Hace poco alguien me dijo que la voz es una de las cualidades más importantes de una persona y no pude sino estar de acuerdo. Mientras la belleza física es algo más o menos absoluto y hay cánones ya bien establecidos, la voz es algo más sutil, más ambiguo, con más matices.
Y vaya si tiene matices. Esta voz femenina es como sexy, pero profesional. Es melosa, pero sobria. Es una de esas voces que son capaces de convencerte a hacer cosas que no quieres. Me ha llamado varias veces y que siempre que devuelvo la llamada al número desde donde me marca, contesta. Siempre ella, siempre dispuesta a escucharme.
O más bien a que la escuche. Porque siempre terminamos hablando de lo que ella quiere. Ella me incita a que vaya a un crucero por el Caribe. En alguna ocasión, zalamero yo, he insinuado que me acompañe. Pero ella solo se ríe, con esa risa cadenciosa y que no llega a ser pícara pero es lo suficientemente traviesa como para no tomar esa leve carcajada como una ofensa.
Ella me quiere vender un viaje en crucero y, debo confesarlo, después de varias veces con ella al teléfono estoy convencido de que no es una mujer quien me habla. Tampoco creo que sea un hombre.
Es más como un robot. De hecho, después de varias veces de charlar con ella, he llegado a la conclusión de que se trata de un robot.
No piensen en el robot de perdidos en el espacio o en Robotina, de los Supersónicos. Tampoco es un robot como los replicantes que enamoraron a una generación de españoles incautos con ese su discursito de las puertas de Tanhausser.
Es más como una versión aumentada de los robots que hará cuestión de uno o dos años querían venderme acceso a sitios porno a través de mensajes de texto. Solo que ahora no es porno lo que venden y, en lugar de textear, hablan.
La chica, que tiene nombre y apellido, me llama y me ofrece el crucero. Me pregunta cosas como si me gusta viajar, si disfrutaría unas vacaciones en una paradisiaca playa del Caribe y si puedo costearme un viaje. Es capaz de mantener conversaciones básicas y responder preguntas sencillas. Cuando la pregunta se sale del rango de sus respuestas pregrabadas, suele tirarla al córner o contestar algo que no viene al caso, como haría una persona real.
Yo sabía que existían, había oído que ya habitaban los robots entre nosotros.
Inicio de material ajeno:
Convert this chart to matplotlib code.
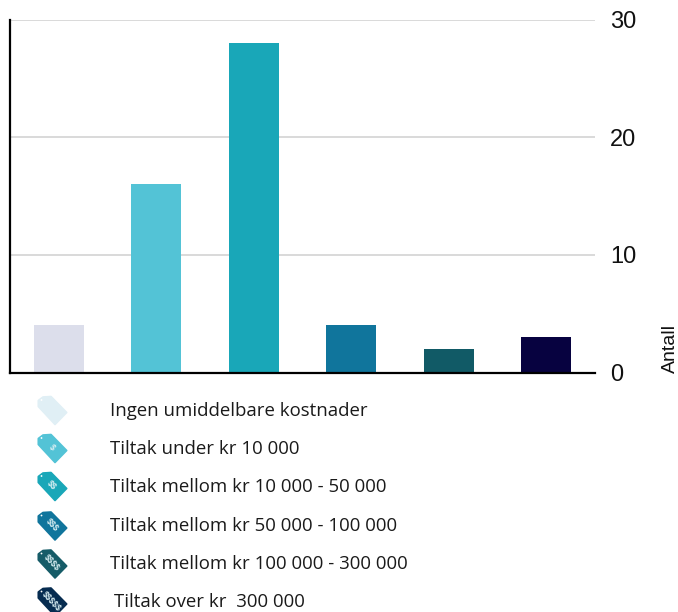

Sabía que algunos arman carros y otros exploran planetas remotos. Sabía incluso de algunos que interactúan con personas, como la insoportable Siri con quien he tenido la desgracia de tener algunos intercambios de palabras en los que ella no entiende mi acentote guatemalteco y yo termino diciéndole que como asistente es una mierda y debería dedicarse a otra cosa.
Pero nunca me imaginé que, a mis casi 40 años, podría estar teniendo una conversación con una chica virtual.
Me di cuenta cuando me respondió dos o tres veces con las mismas palabras a una pregunta. Y, cuando le pregunté si era un robot, invariablemente la misma risa, la misma voz, la misma inflexión las mismas palabras.
Y ahí me di cuenta de que estaba hablando con una versión un poco más sexy pero un poco menos avanzada del primer Terminator, aquel al que cuando tenía que contestar alguna pregunta, le aparecía un menú de frases prefabricadas.
Y durante unos breves instantes me desilusioné. Sentí un poco esa sensación de vacío por haberle dedicado tiempo a una máquina, a un ser inanimado.
Luego me consolé en la noción que muchas de mis interacciones con mis fuentes y conocidos son un tanto parecidas. Una serie de respuestas precondicionadas, risas automáticas y poco más. Siempre queda un poco esa impresión de que la gente presta poca atención o, más bien, presta más atención a su lado de la conversación que a lo que uno tiene que decir. Gente que está encantada de conocerse.
Y casi inmediatamente reparé en que tampoco es mucho consuelo que mis charlas del día a día sean tan automáticas con la gente real como con la chica robot de los cruceros.
Quizá es que al final de cuentas, la robot tiene más interés en mí o en lo que yo puedo representar para ella o para quien sea que es responsable de esas líneas de código informático que generan la voz sexy, la risita sensual y la implacable insistencia que compre un crucero por el Caribe.
Y, en eso, alguien te sorprende. Alguien se acuerda de que tu familia está en Indiana y te alerta sobre un tiroteo en la universidad o te das cuenta de que otra persona estaba prestando atención a lo que dijiste meses atrás. Es allí cuando te das cuenta de que no todos son robots.